Here are the steps of provisioning a card for addition to Apple Wallet and Apple Pay.
- Check Card Eligibility — card issuer checks that card exists and is an active account in good standing.
- Decision Making process — card issuer forwards information to Token Service Provider (TSP) which may be the Payment Network Operator (Visa, Mastercard etc.) or a third party provider such as MeaWallet
- Using information provided by Apple and issuer, risk assessment is one of 4 paths.
A) Green path — approved without any additional verification
B) Yellow path — the requires additional verification and verification of consumer information
C) Orange path — this is unique to Apple Pay and represent high potential for fraud and requires a call to a call center
D) Red path — this is a decline. Information presented indicated significant risk.
Red path authentication has several rules.
- As a part of Apple’s requirements when provisioning via ApplePay, issuers are required to ensure that provisioning attempts are declined when authentication attempts using CVV2 have exceeded five within 24 hours. After this limit has been reached, provisioning will be declined for 24 hours and then rejected via red flow. This rule applies to all wallet providers and all networks.
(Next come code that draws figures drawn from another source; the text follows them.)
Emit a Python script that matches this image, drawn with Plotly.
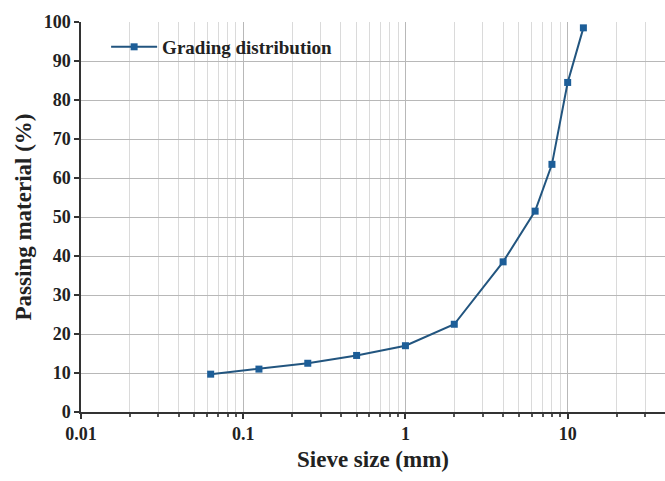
import plotly.graph_objects as go

# Sieve sizes (mm) and cumulative passing percentages
sieve_mm = [0.063, 0.125, 0.25, 0.5, 1, 2, 4, 6.3, 8, 10, 12.5]
passing_pct = [9.7, 11.0, 12.5, 14.5, 17.0, 22.5, 38.5, 51.5, 63.5, 84.5, 98.5]

x_tick_vals = [0.01, 0.1, 1, 10]
x_tick_text = ["0.01", "0.1", "1", "10"]
y_tick_vals = list(range(0, 101, 10))

minor_vals = [m * 10 ** e for e in (-2, -1, 0, 1) for m in range(2, 10)]

font_family = "Liberation Serif, Times New Roman, serif"

fig = go.Figure()
fig.add_trace(go.Scatter(
    x=sieve_mm, y=passing_pct,
    mode="lines+markers",
    name="<b>Grading distribution</b>",
    line=dict(color="#22557f", width=2),
    marker=dict(symbol="square", size=7, color="#1d5e98"),
))

fig.update_layout(
    width=665, height=481,
    margin=dict(l=81, r=0, t=22, b=69),
    paper_bgcolor="white", plot_bgcolor="white",
    font=dict(family=font_family, size=18, color="#222"),
    showlegend=True,
    legend=dict(
        x=0.043, y=0.936, xanchor="left", yanchor="middle",
        itemwidth=46,
        bgcolor="rgba(0,0,0,0)",
        font=dict(family=font_family, size=19, color="#222"),
    ),
    xaxis=dict(
        type="log",
        range=[-2, 1.6],
        tickvals=x_tick_vals, ticktext=[f"<b>{t}</b>" for t in x_tick_text],
        ticks="outside", ticklen=5, tickwidth=1.5, tickcolor="#333",
        tickfont=dict(size=18),
        showline=True, linecolor="#333", linewidth=1.5,
        showgrid=True, gridcolor="#b8b8b8", gridwidth=1,
        minor=dict(tickvals=minor_vals, ticks="outside", ticklen=3,
                   tickcolor="#555", showgrid=True, gridcolor="#dadada",
                   gridwidth=1),
        zeroline=False,
        title=dict(text="<b>Sieve size (mm)</b>", font=dict(size=23), standoff=8),
    ),
    yaxis=dict(
        range=[0, 100],
        tickvals=y_tick_vals, ticktext=[f"<b>{v}</b>" for v in y_tick_vals],
        ticks="outside", ticklen=5, tickwidth=1.5, tickcolor="#333",
        tickfont=dict(size=18),
        showline=True, linecolor="#333", linewidth=1.5,
        showgrid=True, gridcolor="#b8b8b8", gridwidth=1,
        zeroline=False,
        title=dict(text="<b>Passing material (%)</b>", font=dict(size=23), standoff=6),
    ),
)

fig.write_html("out.html")
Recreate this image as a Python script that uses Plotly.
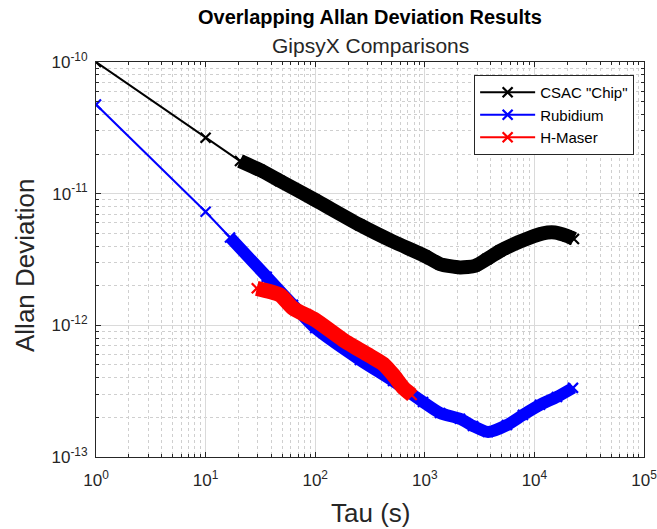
import plotly.graph_objects as go

# Overlapping Allan deviation, GipsyX comparisons (values read per clock)
csac_tau = [1, 10, 20.6, 31.4, 47.7, 100, 256, 513, 1000, 1377, 2094, 2871,
            3698, 4853, 7396, 11970, 15420, 19820, 22960]
csac_adev = [1.00e-10, 2.66e-11, 1.77e-11, 1.51e-11, 1.25e-11, 8.95e-12,
             5.78e-12, 4.33e-12, 3.37e-12, 2.92e-12, 2.75e-12, 2.83e-12,
             3.19e-12, 3.67e-12, 4.33e-12, 5.00e-12, 5.07e-12, 4.78e-12,
             4.53e-12]

rb_tau = [1, 10, 16.7, 36.1, 62.7, 100, 256, 513, 963, 1377, 2094, 2754,
          3774, 5623, 7870, 11250, 16070, 22500]
rb_adev = [4.75e-11, 7.29e-12, 4.65e-12, 2.34e-12, 1.43e-12, 9.55e-13,
           5.46e-13, 3.78e-13, 2.62e-13, 2.16e-13, 1.95e-13, 1.72e-13,
           1.55e-13, 1.75e-13, 2.09e-13, 2.49e-13, 2.86e-13, 3.35e-13]

hm_tau = [29.3, 47.7, 62.7, 100, 180, 316, 418, 516, 637, 759]
hm_adev = [1.91e-12, 1.70e-12, 1.35e-12, 1.10e-12, 7.75e-13, 5.86e-13,
           5.09e-13, 4.20e-13, 3.35e-13, 2.96e-13]

# decade ticks and their labels
x_ticks = [1e0, 1e1, 1e2, 1e3, 1e4, 1e5]
x_labels = ["10<sup>0</sup>", "10<sup>1</sup>", "10<sup>2</sup>",
            "10<sup>3</sup>", "10<sup>4</sup>", "10<sup>5</sup>"]
y_ticks = [1e-13, 1e-12, 1e-11, 1e-10]
y_labels = ["10<sup>-13</sup>", "10<sup>-12</sup>", "10<sup>-11</sup>",
            "10<sup>-10</sup>"]

series = [
    ('CSAC "Chip"', csac_tau, csac_adev, "#000000", 2, 14),
    ("Rubidium", rb_tau, rb_adev, "#0000ff", 2, 12),
    ("H-Maser", hm_tau, hm_adev, "#ff0000", 0, 15),
]

FONT = "Liberation Sans, Arial, Helvetica, sans-serif"
AX = "#262626"

fig = go.Figure()
for name, tau, adev, color, band_from, band_w in series:
    # dense marker band of the all-tau estimate
    fig.add_trace(go.Scatter(
        x=tau[band_from:], y=adev[band_from:], mode="lines",
        line=dict(color=color, width=band_w, shape="spline", smoothing=0.6),
        legendgroup=name, showlegend=False, hoverinfo="skip"))
    # connecting line with 'x' markers
    fig.add_trace(go.Scatter(
        x=tau, y=adev, mode="lines+markers", name=name, legendgroup=name,
        line=dict(color=color, width=2),
        marker=dict(symbol="x-thin", size=10, color=color,
                    line=dict(color=color, width=2.2))))

axis_common = dict(
    type="log", showline=True, linecolor=AX, linewidth=1, mirror="allticks",
    ticks="inside", ticklen=5, tickcolor=AX, tickmode="array",
    automargin=False, ticklabeloverflow="allow",
    tickfont=dict(family=FONT, size=17, color=AX),
    showgrid=True, gridcolor="#dadada", gridwidth=1, zeroline=False,
    minor=dict(dtick="D1", ticks="inside", ticklen=3, tickcolor=AX,
               showgrid=True, gridcolor="#cfcfcf", griddash="dot",
               gridwidth=1),
)

fig.update_xaxes(range=[0, 5], tickvals=x_ticks, ticktext=x_labels,
                 ticklabelstandoff=8, **axis_common)
fig.update_yaxes(range=[-13, -10], tickvals=y_ticks, ticktext=y_labels,
                 ticklabelstandoff=4, **axis_common)

fig.update_layout(
    width=657, height=529,
    margin=dict(l=96, r=13, t=62, b=72),
    paper_bgcolor="white", plot_bgcolor="white",
    font=dict(family=FONT, color=AX),
    legend=dict(x=0.982, xanchor="right", y=0.967, yanchor="top",
                bgcolor="white", bordercolor=AX, borderwidth=1,
                font=dict(family=FONT, size=15, color="#000000"),
                itemwidth=55, tracegroupgap=0),
    annotations=[
        dict(text="<b>Overlapping Allan Deviation Results</b>", x=0.5,
             y=1.1139, xref="paper", yref="paper", showarrow=False,
             xanchor="center", yanchor="middle",
             font=dict(family=FONT, size=20, color="#000000")),
        dict(text="GipsyX Comparisons", x=0.5, y=1.043, xref="paper",
             yref="paper", showarrow=False, xanchor="center",
             yanchor="middle", font=dict(family=FONT, size=21, color=AX)),
        dict(text="Tau (s)", x=0.5, y=-0.1418, xref="paper", yref="paper",
             showarrow=False, xanchor="center", yanchor="middle",
             font=dict(family=FONT, size=26, color=AX)),
        dict(text="Allan Deviation", x=-0.1296, y=0.486, xref="paper",
             yref="paper", showarrow=False, xanchor="center",
             yanchor="middle", textangle=-90,
             font=dict(family=FONT, size=26, color=AX)),
    ],
)

fig.write_html("out.html")
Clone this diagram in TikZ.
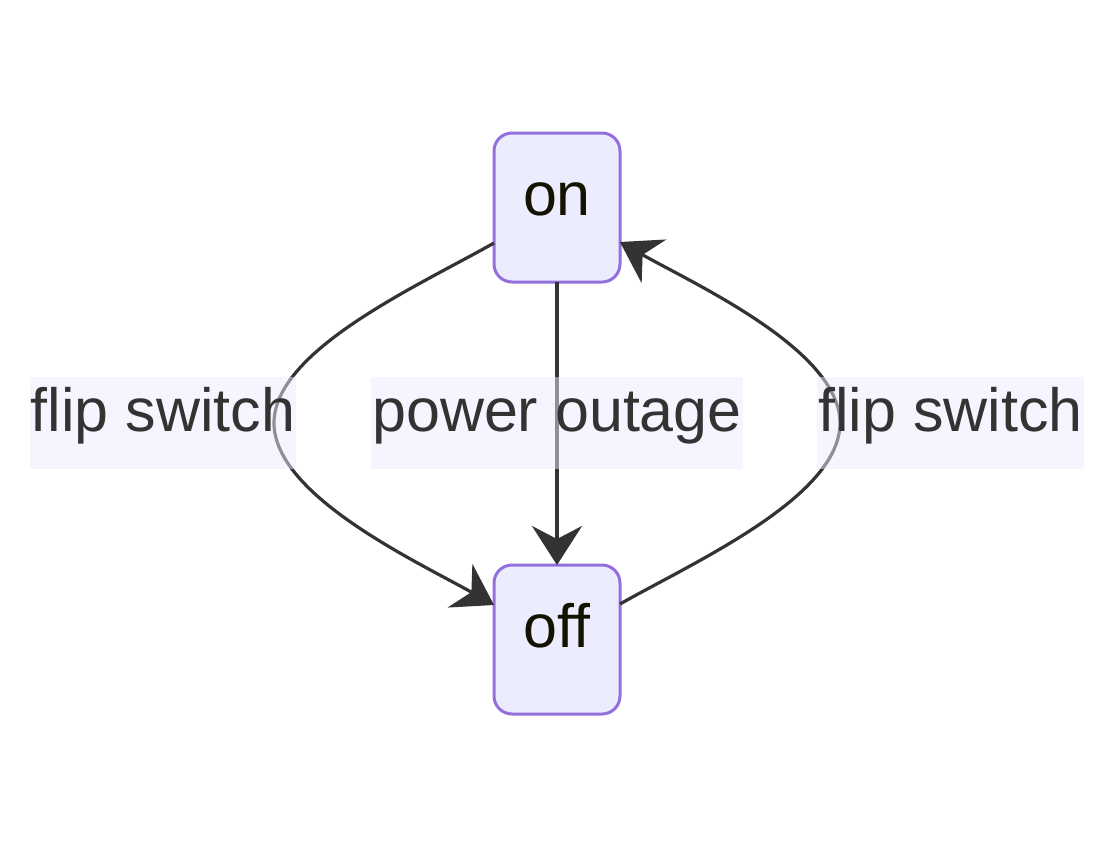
\documentclass[tikz,border=0pt]{standalone}
\usepackage{fontspec}
\setmainfont{Liberation Sans}
\usetikzlibrary{arrows.meta}
\definecolor{nodefill}{HTML}{ECECFF}
\definecolor{nodeline}{HTML}{9370DB}
\definecolor{edgecol}{HTML}{333333}
\definecolor{nodetext}{HTML}{131300}
\begin{document}
\begin{tikzpicture}[x=1pt,y=-1pt,
  state/.style={draw=nodeline, line width=3pt, fill=nodefill, rounded corners=18pt,
    inner sep=0pt, outer sep=0pt, minimum width=126pt, text height=82pt, text depth=67pt,
    font=\fontsize{61}{72}\selectfont, text=nodetext},
  elabel/.style={fill=nodefill, fill opacity=0.5, text opacity=1, inner xsep=1pt,
    inner ysep=0pt, text height=54pt, text depth=38pt,
    font=\fontsize{61}{72}\selectfont, text=edgecol},
  edge/.style={draw=edgecol, line width=3.2pt,
    -{Stealth[length=39pt,width=50pt,inset=13pt]}}]
\useasboundingbox (0,0) rectangle (1114,847);
\node[state] (on) at (557,207.5) {on};
\node[state] (off) at (557,639.5) {off};
\draw[edge] ([yshift=-35.5pt]on.west) .. controls (420,285) and (274,350) .. (274,423)
  .. controls (274,496) and (420,563) .. ([yshift=34.5pt]off.west);
\draw[edge] (on.south) -- (off.north);
\draw[edge] ([yshift=35.5pt]off.east) .. controls (694,562) and (840,497) .. (840,423)
  .. controls (840,350) and (694,284) .. ([yshift=-34.5pt]on.east);
\node[elabel] (l1) at (163,423) {flip switch};
\node[elabel] (l2) at (557,423) {power outage};
\node[elabel] (l3) at (950.5,423) {flip switch};
\end{tikzpicture}
\end{document}
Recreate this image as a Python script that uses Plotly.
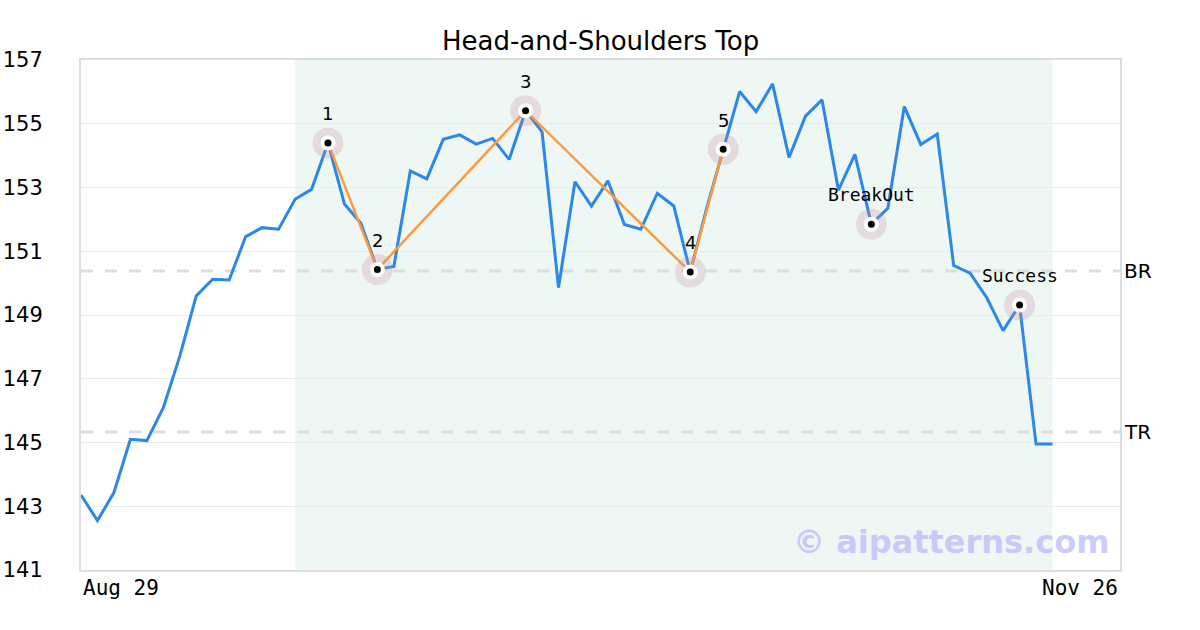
import plotly.graph_objects as go

# ---- data ----
prices = [143.35, 142.55, 143.43, 145.10, 145.06, 146.09, 147.71, 149.60, 150.12, 150.10,
          151.46, 151.74, 151.69, 152.63, 152.94, 154.40, 152.48, 151.88, 150.43, 150.52,
          153.52, 153.27, 154.51, 154.65, 154.36, 154.54, 153.88, 155.41, 154.75, 149.86,
          153.18, 152.42, 153.21, 151.84, 151.69, 152.82, 152.42, 150.35, 152.35, 154.20,
          156.01, 155.38, 156.25, 153.94, 155.24, 155.75, 152.92, 154.04, 151.85, 152.35,
          155.54, 154.35, 154.68, 150.55, 150.31, 149.55, 148.51, 149.31, 144.95, 144.95]
idx = list(range(len(prices)))

pattern_idx = [15, 18, 27, 37, 39]
pattern_labels = ["1", "2", "3", "4", "5"]
event_idx = [48, 57]
event_labels = ["BreakOut", "Success"]

shade_start, shade_end = 13, 59
x_max = 63.1
br_level = 150.38
tr_level = 145.33
level_labels = ["BR", "TR"]
x_tick_labels = ["Aug 29", "Nov 26"]
y_ticks = [141, 143, 145, 147, 149, 151, 153, 155, 157]

BLUE = "#2B87E8"
ORANGE = "#FF9A3C"

fig = go.Figure()

# shaded pattern region
fig.add_shape(type="rect", xref="x", yref="paper", x0=shade_start, x1=shade_end, y0=0, y1=1,
              fillcolor="#EFF7F4", line_width=0, layer="below")

# level lines
for lvl in [br_level, tr_level]:
    fig.add_shape(type="line", xref="paper", yref="y", x0=0, x1=1, y0=lvl, y1=lvl,
                  line=dict(color="#DDDDDD", width=3, dash="12px,12px"), layer="below")

fig.add_trace(go.Scatter(x=idx, y=prices, mode="lines",
                         line=dict(color=BLUE, width=3), hoverinfo="skip"))

fig.add_trace(go.Scatter(x=pattern_idx, y=[prices[i] for i in pattern_idx], mode="lines",
                         line=dict(color=ORANGE, width=2.5), hoverinfo="skip"))

mark_idx = pattern_idx + event_idx
mark_y = [prices[i] for i in mark_idx]
fig.add_trace(go.Scatter(x=mark_idx, y=mark_y, mode="markers",
                         marker=dict(size=31, color="rgba(200,140,155,0.26)", line_width=0),
                         hoverinfo="skip"))
fig.add_trace(go.Scatter(x=mark_idx, y=mark_y, mode="markers",
                         marker=dict(size=11, color="black", line=dict(color="white", width=4)),
                         hoverinfo="skip"))

annotations = []
for i, lab in zip(pattern_idx, pattern_labels):
    annotations.append(dict(x=i, y=prices[i], text=lab, showarrow=False, yshift=29,
                            font=dict(family="DejaVu Sans", size=18, color="black")))
for i, lab in zip(event_idx, event_labels):
    annotations.append(dict(x=i, y=prices[i], text=lab, showarrow=False, yshift=30,
                            font=dict(family="DejaVu Sans Mono", size=18, color="black")))
for lvl, lab in zip([br_level, tr_level], level_labels):
    annotations.append(dict(xref="paper", x=1, y=lvl, text=lab, showarrow=False,
                            xanchor="left", xshift=2,
                            font=dict(family="DejaVu Sans", size=20, color="black")))
annotations.append(dict(xref="paper", yref="paper", x=0, y=0, text=x_tick_labels[0],
                        showarrow=False, xanchor="left", yanchor="top", yshift=-4,
                        font=dict(family="DejaVu Sans Mono", size=21, color="black")))
annotations.append(dict(xref="paper", yref="paper", x=1, y=0, text=x_tick_labels[1],
                        showarrow=False, xanchor="right", yanchor="top", yshift=-4,
                        font=dict(family="DejaVu Sans Mono", size=21, color="black")))
annotations.append(dict(xref="paper", yref="paper", x=0.992, y=0.055, text="© aipatterns.com",
                        showarrow=False, xanchor="right", yanchor="middle",
                        font=dict(family="DejaVu Sans", size=32, color="rgba(170,170,255,0.6)",
                                  weight="bold")))
annotations.append(dict(xref="paper", yref="paper", x=0.5, y=1, text="Head-and-Shoulders Top",
                        showarrow=False, xanchor="center", yanchor="bottom", yshift=2,
                        font=dict(family="DejaVu Sans", size=26, color="black")))

fig.update_layout(
    width=1200, height=630,
    margin=dict(l=81, r=80, t=60, b=60, autoexpand=False),
    paper_bgcolor="white", plot_bgcolor="white",
    showlegend=False,
    annotations=annotations,
    xaxis=dict(range=[0, x_max], showgrid=False, zeroline=False, showticklabels=False,
               showline=True, linecolor="#DDDDDD", linewidth=2, mirror=True, automargin=False),
    yaxis=dict(range=[141, 157], tickvals=y_ticks, ticktext=[str(v) for v in y_ticks],
               showgrid=True, gridcolor="#EBEBEB", gridwidth=1, zeroline=False,
               showline=True, linecolor="#DDDDDD", linewidth=2, mirror=True, automargin=False,
               ticks="outside", ticklen=32, tickcolor="rgba(0,0,0,0)",
               tickfont=dict(family="DejaVu Sans", size=21, color="black")),
)

fig.write_html("out.html", config={"displayModeBar": False},
               post_script="document.body.style.margin='0px';")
- Any device score of 1 must be Red path
- When certain risk codes appear together, the issuer must decline. These codes include Apple ID too new, Apple ID too new relative to how new request for provisioning, recent changes to account data, suspicious transactions, no activity in a period of time, suspended card from another account added to Apple Pay, device was recently in >lost mode<, too many attempts within 24 hours, too may attempts within 72 hours, too many cards provisioned within a period of time, no issues (too many characters or special characters), provisioning attempt in wrong location, issues with phone number provided.
“To help identify and prevent fraud, information about how you use your device, including the approximate number of phone calls or emails you send and receive, will be used to compute a device trust score when you attempt a purchase. The submissions are designed so Apple cannot learn the real values on your device. The scores are stored for a fixed time on our servers.“ Legal - App Store & Privacy - Apple
This results in scores being specific to a device, not an individual. Cards can be added to other devices, but the specific device (your iPhone) presents significant risk. Other anonymous information may also be factored into the device score. Apple does not reveal how long the information will remain a risk or how long the information is stored on Apple servers. Estimates from data points indicate at least 30 days.
Your case is unusual in several respects. Most banks are not as forthcoming in regard to information about your account. Your banker representing that several weeks may need to pass. This falls inline with the possible 30 days that devices scores may be held.